▸ **Direction**: In the listing below, find every line with the string "Give" and pull it out.

Items from a data source:
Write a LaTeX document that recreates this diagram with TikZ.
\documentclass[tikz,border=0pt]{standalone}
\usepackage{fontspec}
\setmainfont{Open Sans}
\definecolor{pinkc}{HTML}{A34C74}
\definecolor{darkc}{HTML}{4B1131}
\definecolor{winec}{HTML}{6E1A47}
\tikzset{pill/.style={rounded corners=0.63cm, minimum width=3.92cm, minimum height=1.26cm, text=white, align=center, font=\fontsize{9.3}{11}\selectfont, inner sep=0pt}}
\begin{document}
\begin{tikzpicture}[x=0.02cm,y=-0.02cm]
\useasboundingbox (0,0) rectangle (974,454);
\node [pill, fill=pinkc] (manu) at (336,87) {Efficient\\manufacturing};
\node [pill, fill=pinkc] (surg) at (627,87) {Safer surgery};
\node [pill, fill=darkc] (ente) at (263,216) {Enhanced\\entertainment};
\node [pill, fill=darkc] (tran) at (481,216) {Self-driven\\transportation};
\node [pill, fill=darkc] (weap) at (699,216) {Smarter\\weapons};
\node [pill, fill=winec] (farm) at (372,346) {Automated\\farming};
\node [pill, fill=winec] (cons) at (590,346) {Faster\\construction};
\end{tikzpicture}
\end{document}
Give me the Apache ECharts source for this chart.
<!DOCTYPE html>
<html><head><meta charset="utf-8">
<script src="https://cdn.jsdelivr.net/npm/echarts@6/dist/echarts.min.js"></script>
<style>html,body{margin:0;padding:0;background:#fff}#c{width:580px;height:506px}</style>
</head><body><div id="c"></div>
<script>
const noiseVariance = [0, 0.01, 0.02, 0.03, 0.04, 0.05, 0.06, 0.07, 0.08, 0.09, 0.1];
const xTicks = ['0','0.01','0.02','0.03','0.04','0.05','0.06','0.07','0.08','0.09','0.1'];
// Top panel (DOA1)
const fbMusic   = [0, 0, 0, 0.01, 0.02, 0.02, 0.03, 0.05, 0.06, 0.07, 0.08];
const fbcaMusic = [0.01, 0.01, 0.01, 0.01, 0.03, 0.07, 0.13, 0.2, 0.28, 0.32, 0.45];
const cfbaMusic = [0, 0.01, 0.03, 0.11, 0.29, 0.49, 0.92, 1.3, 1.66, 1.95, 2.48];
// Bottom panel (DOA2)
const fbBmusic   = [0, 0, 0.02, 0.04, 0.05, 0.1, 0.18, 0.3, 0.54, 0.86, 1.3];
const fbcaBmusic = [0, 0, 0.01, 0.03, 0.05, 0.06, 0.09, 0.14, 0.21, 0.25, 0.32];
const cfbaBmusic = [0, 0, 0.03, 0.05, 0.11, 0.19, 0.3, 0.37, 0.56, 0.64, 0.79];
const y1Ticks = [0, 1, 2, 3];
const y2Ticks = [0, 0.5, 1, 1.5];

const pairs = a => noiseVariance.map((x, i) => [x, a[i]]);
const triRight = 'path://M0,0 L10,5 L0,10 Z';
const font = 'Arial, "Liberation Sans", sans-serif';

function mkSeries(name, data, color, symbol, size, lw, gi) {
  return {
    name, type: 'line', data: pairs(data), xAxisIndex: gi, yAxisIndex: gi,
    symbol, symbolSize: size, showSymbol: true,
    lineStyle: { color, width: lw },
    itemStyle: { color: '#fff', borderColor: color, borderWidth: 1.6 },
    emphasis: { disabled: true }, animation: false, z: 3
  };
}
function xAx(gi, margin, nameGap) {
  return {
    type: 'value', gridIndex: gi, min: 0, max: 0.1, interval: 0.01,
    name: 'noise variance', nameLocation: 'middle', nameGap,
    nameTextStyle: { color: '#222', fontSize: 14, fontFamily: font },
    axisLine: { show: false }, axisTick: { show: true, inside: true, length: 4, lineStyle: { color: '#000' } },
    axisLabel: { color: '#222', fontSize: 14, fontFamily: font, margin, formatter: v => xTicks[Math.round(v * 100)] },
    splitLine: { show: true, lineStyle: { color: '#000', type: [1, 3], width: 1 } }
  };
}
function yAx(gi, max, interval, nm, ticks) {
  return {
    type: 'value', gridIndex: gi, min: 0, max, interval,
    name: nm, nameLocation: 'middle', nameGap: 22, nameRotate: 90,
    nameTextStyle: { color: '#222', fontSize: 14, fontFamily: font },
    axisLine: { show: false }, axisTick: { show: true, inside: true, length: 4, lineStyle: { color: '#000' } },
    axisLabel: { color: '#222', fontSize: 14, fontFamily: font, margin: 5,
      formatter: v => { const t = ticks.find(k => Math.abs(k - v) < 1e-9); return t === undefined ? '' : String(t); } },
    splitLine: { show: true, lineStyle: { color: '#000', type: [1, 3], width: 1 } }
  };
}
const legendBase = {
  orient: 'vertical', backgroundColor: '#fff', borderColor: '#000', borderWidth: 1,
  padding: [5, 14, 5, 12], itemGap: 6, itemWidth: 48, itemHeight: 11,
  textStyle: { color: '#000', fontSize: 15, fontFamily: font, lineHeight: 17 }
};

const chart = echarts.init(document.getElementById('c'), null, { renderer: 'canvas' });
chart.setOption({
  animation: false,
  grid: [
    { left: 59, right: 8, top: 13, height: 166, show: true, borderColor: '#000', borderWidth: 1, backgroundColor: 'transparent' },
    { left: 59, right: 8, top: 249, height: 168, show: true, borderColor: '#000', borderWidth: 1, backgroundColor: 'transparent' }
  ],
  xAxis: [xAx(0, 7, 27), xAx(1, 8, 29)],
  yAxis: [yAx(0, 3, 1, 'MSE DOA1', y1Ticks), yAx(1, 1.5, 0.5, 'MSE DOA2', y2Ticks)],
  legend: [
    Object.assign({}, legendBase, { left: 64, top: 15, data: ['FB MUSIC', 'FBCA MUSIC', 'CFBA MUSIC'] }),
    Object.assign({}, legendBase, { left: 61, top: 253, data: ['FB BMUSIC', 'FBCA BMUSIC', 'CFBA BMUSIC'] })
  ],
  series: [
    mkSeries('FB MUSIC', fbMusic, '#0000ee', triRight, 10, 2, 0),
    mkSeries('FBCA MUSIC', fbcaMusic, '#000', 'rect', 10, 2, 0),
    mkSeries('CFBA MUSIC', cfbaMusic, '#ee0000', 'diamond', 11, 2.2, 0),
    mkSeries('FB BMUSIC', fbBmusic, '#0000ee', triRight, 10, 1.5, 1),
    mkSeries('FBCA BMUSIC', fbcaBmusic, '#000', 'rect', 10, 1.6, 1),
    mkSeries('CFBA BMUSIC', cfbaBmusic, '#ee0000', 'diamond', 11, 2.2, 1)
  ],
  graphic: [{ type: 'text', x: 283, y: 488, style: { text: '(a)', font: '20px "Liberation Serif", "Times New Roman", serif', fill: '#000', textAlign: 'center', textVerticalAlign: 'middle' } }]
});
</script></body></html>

==

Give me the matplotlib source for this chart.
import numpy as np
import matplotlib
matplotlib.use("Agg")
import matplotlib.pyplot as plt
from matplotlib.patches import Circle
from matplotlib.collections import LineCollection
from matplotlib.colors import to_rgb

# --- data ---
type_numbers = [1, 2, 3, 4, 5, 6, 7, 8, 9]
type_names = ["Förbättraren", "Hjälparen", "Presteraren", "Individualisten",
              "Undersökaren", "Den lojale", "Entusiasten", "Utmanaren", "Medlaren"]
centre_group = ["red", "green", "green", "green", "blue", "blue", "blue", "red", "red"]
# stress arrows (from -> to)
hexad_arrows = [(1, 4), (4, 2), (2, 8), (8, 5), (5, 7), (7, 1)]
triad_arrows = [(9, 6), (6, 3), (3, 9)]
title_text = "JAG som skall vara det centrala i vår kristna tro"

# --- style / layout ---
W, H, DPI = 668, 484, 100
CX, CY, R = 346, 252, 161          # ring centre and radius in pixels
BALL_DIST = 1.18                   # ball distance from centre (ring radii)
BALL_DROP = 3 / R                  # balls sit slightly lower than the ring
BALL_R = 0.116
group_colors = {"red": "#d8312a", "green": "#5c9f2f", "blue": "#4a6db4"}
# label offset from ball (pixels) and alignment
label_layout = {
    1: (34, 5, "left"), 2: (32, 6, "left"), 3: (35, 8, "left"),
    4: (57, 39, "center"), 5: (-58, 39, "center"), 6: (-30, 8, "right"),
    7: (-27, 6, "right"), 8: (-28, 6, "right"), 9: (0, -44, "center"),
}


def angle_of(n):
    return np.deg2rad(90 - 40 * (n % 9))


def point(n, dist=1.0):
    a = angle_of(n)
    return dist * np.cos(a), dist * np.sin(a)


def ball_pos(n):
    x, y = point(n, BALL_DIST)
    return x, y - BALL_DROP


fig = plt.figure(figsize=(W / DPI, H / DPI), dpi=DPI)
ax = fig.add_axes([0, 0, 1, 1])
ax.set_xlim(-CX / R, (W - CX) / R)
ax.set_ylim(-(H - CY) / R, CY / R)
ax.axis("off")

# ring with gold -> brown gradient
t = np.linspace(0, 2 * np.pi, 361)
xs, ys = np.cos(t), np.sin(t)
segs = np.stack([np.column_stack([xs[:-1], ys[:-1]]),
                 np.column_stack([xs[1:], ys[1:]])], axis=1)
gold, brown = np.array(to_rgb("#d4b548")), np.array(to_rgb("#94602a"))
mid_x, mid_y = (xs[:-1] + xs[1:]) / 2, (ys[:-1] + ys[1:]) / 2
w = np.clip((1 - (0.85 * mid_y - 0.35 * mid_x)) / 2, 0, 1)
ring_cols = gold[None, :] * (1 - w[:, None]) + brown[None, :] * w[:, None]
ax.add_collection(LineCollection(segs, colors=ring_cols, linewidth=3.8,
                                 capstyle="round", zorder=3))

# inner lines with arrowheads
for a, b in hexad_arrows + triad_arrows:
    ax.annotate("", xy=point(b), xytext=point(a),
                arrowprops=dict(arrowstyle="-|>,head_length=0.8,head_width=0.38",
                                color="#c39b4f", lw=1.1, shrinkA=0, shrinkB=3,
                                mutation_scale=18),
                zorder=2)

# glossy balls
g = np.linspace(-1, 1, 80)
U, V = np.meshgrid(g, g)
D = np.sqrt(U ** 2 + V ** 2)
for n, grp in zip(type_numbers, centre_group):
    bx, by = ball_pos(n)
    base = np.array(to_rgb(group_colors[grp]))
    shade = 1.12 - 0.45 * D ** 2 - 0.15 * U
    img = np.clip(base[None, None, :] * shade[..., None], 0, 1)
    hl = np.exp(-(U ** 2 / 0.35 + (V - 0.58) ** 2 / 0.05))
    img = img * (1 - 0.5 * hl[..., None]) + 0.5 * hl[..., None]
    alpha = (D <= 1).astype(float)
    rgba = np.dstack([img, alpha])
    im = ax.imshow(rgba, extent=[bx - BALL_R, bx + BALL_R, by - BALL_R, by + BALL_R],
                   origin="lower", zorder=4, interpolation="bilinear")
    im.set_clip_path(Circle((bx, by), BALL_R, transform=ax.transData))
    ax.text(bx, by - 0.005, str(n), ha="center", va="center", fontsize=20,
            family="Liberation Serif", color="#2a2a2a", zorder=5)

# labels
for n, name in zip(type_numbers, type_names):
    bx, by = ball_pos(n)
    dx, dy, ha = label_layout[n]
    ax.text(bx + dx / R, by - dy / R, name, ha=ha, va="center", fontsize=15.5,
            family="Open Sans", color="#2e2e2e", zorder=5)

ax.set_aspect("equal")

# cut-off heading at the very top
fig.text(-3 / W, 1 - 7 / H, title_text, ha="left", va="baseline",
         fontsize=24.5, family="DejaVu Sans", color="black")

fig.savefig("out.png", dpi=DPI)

▸ **Answer to the problem**:
Give me the Apache ECharts source for this chart.
Give me the matplotlib source for this chart.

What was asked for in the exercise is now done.